In Cuba, the men and women who celebrate Gay Pride Day do it under threats of detention and police beatings, because she — even when it seems unbelievable that everything continues to be in the hands of one person — only allows the celebration of the “International Day against Homophobia,” a parade organized by a State institution, CENESEX, not by civil society.
It seems easier to control how this rainbow flag can wave by isolating it from the rest of the representatives of this flag in the world, imposing a line of what is politically permitted. I have hopes that the LGBT community, after so many centuries of resistance, keeps being as rebellious as it has been forced to be because all of kinds of repression, and it continues to rebel against wearing a uniform.
The Director of CENESEX, the daughter and niece of bloody tyrants, always taking advantage of the historical sense of the moment, pretends to line up gays and gain the sympathy of this growing social group in Cuba and in the world. Perhaps Mrs. Castro is after the sympathy of LGBT groups at the international level because people here don’t buy her story at all.
It will be like the Federation of Cuban Women (FMC), designed to consolidate and better control women in Cuba; it is a system that does not tolerate freedom.
Consequently, people should know, so that they can decide to sympathize with Mariela Castro or not, that she has been responsible for proposing the exchange of prisoners, ignoring the pain of Cubans oppressed by the claws of the complex apparatus of repression that works to ensure the power of her family and the pain of the Americans who follow the case of Allan Gross. In such a no man’s land we should all be heckling her.

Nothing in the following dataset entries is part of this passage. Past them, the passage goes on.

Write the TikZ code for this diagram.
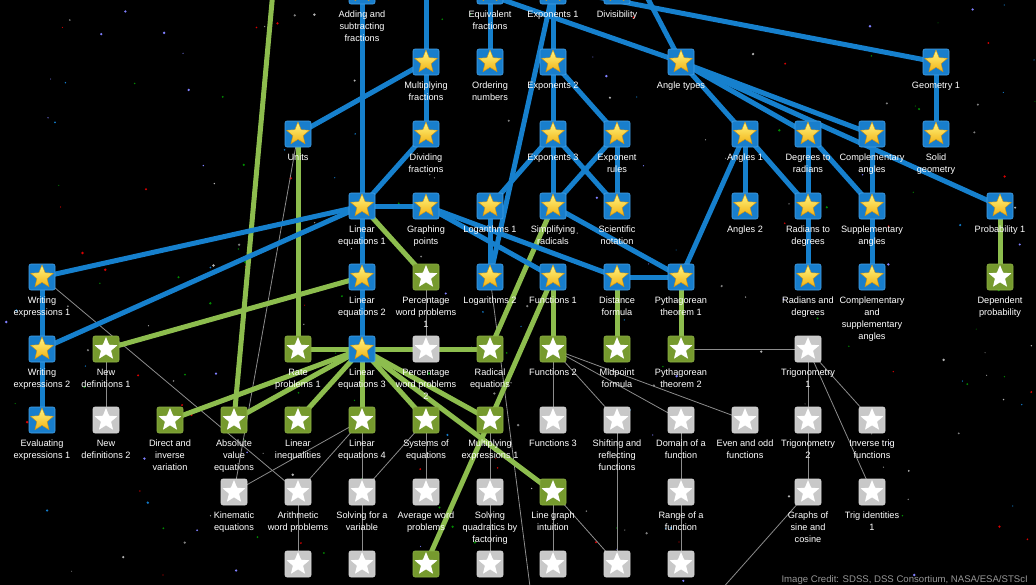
\documentclass[tikz,border=0pt]{standalone}
\usepackage{fontspec}
\setmainfont{Liberation Sans}
\usetikzlibrary{shapes.geometric}
\pgfdeclarelayer{bg}\pgfdeclarelayer{edges}
\pgfsetlayers{bg,edges,main}
\definecolor{boxblue}{RGB}{24,126,204}
\definecolor{boxblueedge}{RGB}{70,160,230}
\definecolor{lineblue}{RGB}{22,128,205}
\definecolor{boxgreen}{RGB}{118,154,46}
\definecolor{boxgreenedge}{RGB}{140,175,70}
\definecolor{linegreen}{RGB}{141,189,78}
\definecolor{boxgray}{RGB}{200,200,200}
\definecolor{boxgrayedge}{RGB}{215,215,215}
\definecolor{linegray}{RGB}{140,140,140}
\definecolor{staryl}{RGB}{255,246,130}
\definecolor{staror}{RGB}{242,178,20}
\definecolor{starrim}{RGB}{205,145,20}
\definecolor{credit}{RGB}{150,150,150}
\tikzset{
  boxB/.style={rectangle, rounded corners=2, minimum size=26, inner sep=0, fill=boxblue, draw=boxblueedge, line width=0.6},
  boxG/.style={rectangle, rounded corners=2, minimum size=26, inner sep=0, fill=boxgreen, draw=boxgreenedge, line width=0.6},
  boxW/.style={rectangle, rounded corners=2, minimum size=26, inner sep=0, fill=boxgray, draw=boxgrayedge, line width=0.6},
  starB/.style={star, star points=5, star point ratio=2.25, minimum size=24, inner sep=0, top color=staryl, bottom color=staror, draw=starrim, line width=0.4},
  starG/.style={star, star points=5, star point ratio=2.25, minimum size=24, inner sep=0, fill=white},
  starW/.style={star, star points=5, star point ratio=2.25, minimum size=24, inner sep=0, fill=white},
  lbl/.style={anchor=north, align=center, inner sep=0, text=white, font=\fontsize{9.2}{12}\selectfont},
  eB/.style={draw=lineblue, line width=5},
  eG/.style={draw=linegreen, line width=5},
  eW/.style={draw=linegray, line width=0.8},
}
\newcommand\skn[5]{%
  \node[box#4] (#1) at (#2,#3) {};
  \node[star#4] at (#1.center) {};
  \node[lbl] at (#2,#3+19) {\rule{0pt}{7pt}#5};}
\newcommand\eb[2]{\draw[eB] (#1.center) -- (#2.center);}
\newcommand\eg[2]{\draw[eG] (#1.center) -- (#2.center);}
\newcommand\ew[2]{\draw[eW] (#1.center) -- (#2.center);}
\begin{document}
\begin{tikzpicture}[x=1pt,y=-1pt]
\useasboundingbox (0,0) rectangle (1036,584);
\clip (0,0) rectangle (1036,584);
\begin{pgfonlayer}{bg}
\fill[black] (-5,-5) rectangle (1041,589);
\pgfmathsetseed{4242}
\pgfmathdeclarerandomlist{starcols}{{white!70!black}{cyan!60!blue}{red!85!black}{green!55!black}{blue!50!white}{white!50!black}}
\foreach \i in {1,...,220}{
  \pgfmathsetmacro\xx{rnd*1036}
  \pgfmathsetmacro\yy{rnd*584}
  \pgfmathsetmacro\rr{0.5+rnd*0.9}
  \pgfmathrandomitem{\cc}{starcols}
  \fill[\cc] (\xx,\yy) circle (\rr);
}
\end{pgfonlayer}
% row 0
\skn{add}{362}{-9}{B}{Adding and\\subtracting\\fractions}
\skn{eqf}{490}{-9}{B}{Equivalent\\fractions}
\skn{exa}{553}{-9}{B}{Exponents 1}
\skn{divis}{617}{-9}{B}{Divisibility}
% row 1
\skn{mulf}{426}{62}{B}{Multiplying\\fractions}
\skn{ordn}{490}{62}{B}{Ordering\\numbers}
\skn{exb}{553}{62}{B}{Exponents 2}
\skn{angt}{681}{62}{B}{Angle types}
\skn{geoa}{936}{62}{B}{Geometry 1}
% row 2
\skn{units}{298}{134}{B}{Units}
\skn{divf}{426}{134}{B}{Dividing\\fractions}
\skn{exc}{553}{134}{B}{Exponents 3}
\skn{exr}{617}{134}{B}{Exponent\\rules}
\skn{anga}{745}{134}{B}{Angles 1}
\skn{dtr}{808}{134}{B}{Degrees to\\radians}
\skn{compa}{872}{134}{B}{Complementary\\angles}
\skn{solid}{936}{134}{B}{Solid\\geometry}
% row 3
\skn{lea}{362}{206}{B}{Linear\\equations 1}
\skn{grp}{426}{206}{B}{Graphing\\points}
\skn{loga}{490}{206}{B}{Logarithms 1}
\skn{simp}{553}{206}{B}{Simplifying\\radicals}
\skn{sci}{617}{206}{B}{Scientific\\notation}
\skn{angb}{745}{206}{B}{Angles 2}
\skn{rtd}{808}{206}{B}{Radians to\\degrees}
\skn{supp}{872}{206}{B}{Supplementary\\angles}
\skn{proba}{1000}{206}{B}{Probability 1}
% row 4
\skn{wxa}{42}{277}{B}{Writing\\expressions 1}
\skn{leb}{362}{277}{B}{Linear\\equations 2}
\skn{pcta}{426}{277}{G}{Percentage\\word problems\\1}
\skn{logb}{490}{277}{B}{Logarithms 2}
\skn{funa}{553}{277}{B}{Functions 1}
\skn{dist}{617}{277}{B}{Distance\\formula}
\skn{pya}{681}{277}{B}{Pythagorean\\theorem 1}
\skn{rad}{808}{277}{B}{Radians and\\degrees}
\skn{csa}{872}{277}{B}{Complementary\\and\\supplementary\\angles}
\skn{dep}{1000}{277}{G}{Dependent\\probability}
% row 5
\skn{wxb}{42}{349}{B}{Writing\\expressions 2}
\skn{nda}{106}{349}{G}{New\\definitions 1}
\skn{rate}{298}{349}{G}{Rate\\problems 1}
\skn{lec}{362}{349}{B}{Linear\\equations 3}
\skn{pctb}{426}{349}{W}{Percentage\\word problems\\2}
\skn{radeq}{490}{349}{G}{Radical\\equations}
\skn{funb}{553}{349}{G}{Functions 2}
\skn{mid}{617}{349}{G}{Midpoint\\formula}
\skn{pyb}{681}{349}{G}{Pythagorean\\theorem 2}
\skn{tra}{808}{349}{W}{Trigonometry\\1}
% row 6
\skn{eva}{42}{420}{B}{Evaluating\\expressions 1}
\skn{ndb}{106}{420}{W}{New\\definitions 2}
\skn{dvar}{170}{420}{G}{Direct and\\inverse\\variation}
\skn{absv}{234}{420}{G}{Absolute\\value\\equations}
\skn{lineq}{298}{420}{G}{Linear\\inequalities}
\skn{led}{362}{420}{G}{Linear\\equations 4}
\skn{sys}{426}{420}{G}{Systems of\\equations}
\skn{mulx}{490}{420}{G}{Multiplying\\expressions 1}
\skn{func}{553}{420}{W}{Functions 3}
\skn{shift}{617}{420}{W}{Shifting and\\reflecting\\functions}
\skn{dom}{681}{420}{W}{Domain of a\\function}
\skn{eo}{745}{420}{W}{Even and odd\\functions}
\skn{trb}{808}{420}{W}{Trigonometry\\2}
\skn{inv}{872}{420}{W}{Inverse trig\\functions}
% row 7
\skn{kin}{234}{492}{W}{Kinematic\\equations}
\skn{arith}{298}{492}{W}{Arithmetic\\word problems}
\skn{svar}{362}{492}{W}{Solving for a\\variable}
\skn{avg}{426}{492}{W}{Average word\\problems}
\skn{squad}{490}{492}{W}{Solving\\quadratics by\\factoring}
\skn{lgi}{553}{492}{G}{Line graph\\intuition}
\skn{range}{681}{492}{W}{Range of a\\function}
\skn{gsc}{808}{492}{W}{Graphs of\\sine and\\cosine}
\skn{tid}{872}{492}{W}{Trig identities\\1}
% row 8
\node[boxW] (ba) at (298,564) {}; \node[starW] at (ba.center) {};
\node[boxW] (bb) at (362,564) {}; \node[starW] at (bb.center) {};
\node[boxG] (bc) at (426,564) {}; \node[starG] at (bc.center) {};
\node[boxW] (bd) at (490,564) {}; \node[starW] at (bd.center) {};
\node[boxW] (be) at (553,564) {}; \node[starW] at (be.center) {};
\node[boxW] (bf) at (617,564) {}; \node[starW] at (bf.center) {};
\node[boxW] (bg) at (681,564) {}; \node[starW] at (bg.center) {};
% off-picture ends
\coordinate (tmul) at (426,-80);
\coordinate (tang) at (446,-20);
\coordinate (tangb) at (636,-24);
\coordinate (tgeo) at (540,-14);
\coordinate (tabs) at (274,-20);
\coordinate (blog) at (533,610);
\coordinate (bgsc) at (681,635);
\node[anchor=base east, inner sep=0, text=credit, font=\fontsize{9.6}{11}\selectfont] (cred) at (1028,582) {Image Credit: SDSS, DSS Consortium, NASA/ESA/STScI};
\begin{pgfonlayer}{edges}
% thin grey
\ew{pcta}{pctb}\ew{nda}{ndb}\ew{wxa}{arith}\ew{units}{kin}
\ew{led}{kin}\ew{led}{arith}\ew{led}{svar}\ew{sys}{svar}\ew{sys}{avg}
\ew{mulx}{squad}\ew{funb}{func}\ew{funb}{shift}\ew{funb}{dom}\ew{funb}{eo}
\ew{pyb}{tra}\ew{tra}{trb}\ew{tra}{inv}\ew{tra}{tid}\ew{trb}{gsc}
\ew{gsc}{bgsc}\ew{dom}{range}\ew{range}{bg}\ew{shift}{bf}
\ew{lgi}{be}\ew{lgi}{bf}\ew{squad}{bd}\ew{svar}{bb}\ew{arith}{ba}
\ew{logb}{blog}
% green
\eg{units}{rate}\eg{lea}{pcta}\eg{leb}{nda}\eg{rate}{lec}
\eg{lec}{dvar}\eg{lec}{absv}\eg{lec}{lineq}\eg{lec}{led}\eg{lec}{sys}
\eg{lec}{mulx}\eg{lec}{lgi}\eg{lec}{radeq}\eg{simp}{radeq}
\eg{funa}{funb}\eg{funa}{mulx}\eg{mulx}{bc}\eg{dist}{mid}\eg{pya}{pyb}
\eg{proba}{dep}\eg{tabs}{absv}
% blue
\eb{add}{lea}\eb{tmul}{mulf}\eb{mulf}{units}\eb{mulf}{divf}\eb{divf}{lea}
\eb{eqf}{ordn}\eb{exa}{exb}\eb{exa}{logb}\eb{tang}{angt}\eb{tangb}{angt}
\eb{tgeo}{geoa}\eb{exb}{exc}\eb{exb}{exr}\eb{exc}{simp}\eb{exc}{sci}
\eb{exc}{loga}\eb{exr}{sci}\eb{exr}{simp}\eb{loga}{logb}
\eb{lea}{wxa}\eb{lea}{wxb}\eb{lea}{grp}\eb{lea}{leb}
\eb{grp}{funa}\eb{grp}{dist}\eb{simp}{pya}\eb{dist}{pya}
\eb{angt}{anga}\eb{angt}{dtr}\eb{angt}{compa}\eb{angt}{proba}
\eb{anga}{angb}\eb{anga}{rtd}\eb{anga}{pya}\eb{dtr}{rtd}\eb{dtr}{supp}
\eb{compa}{supp}\eb{rtd}{rad}\eb{supp}{csa}\eb{geoa}{solid}
\eb{wxa}{wxb}\eb{wxb}{eva}\eb{leb}{lec}
\end{pgfonlayer}
\end{tikzpicture}
\end{document}
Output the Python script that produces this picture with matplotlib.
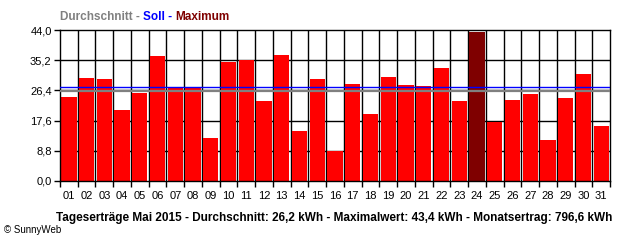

The speech of the First Lady of the Castro regime where she declared that she, too, is a dissident, “a dissident against the global hegemonic power,” is the same as that of her family that has wanted to gain power from the aspirations of millions of people from around the world to be free from the powers that oppress them; gain power so they can throw over them the same net with which they hunted down Cubans, Cubans whose souls were stolen before being condemned to hunger and misery.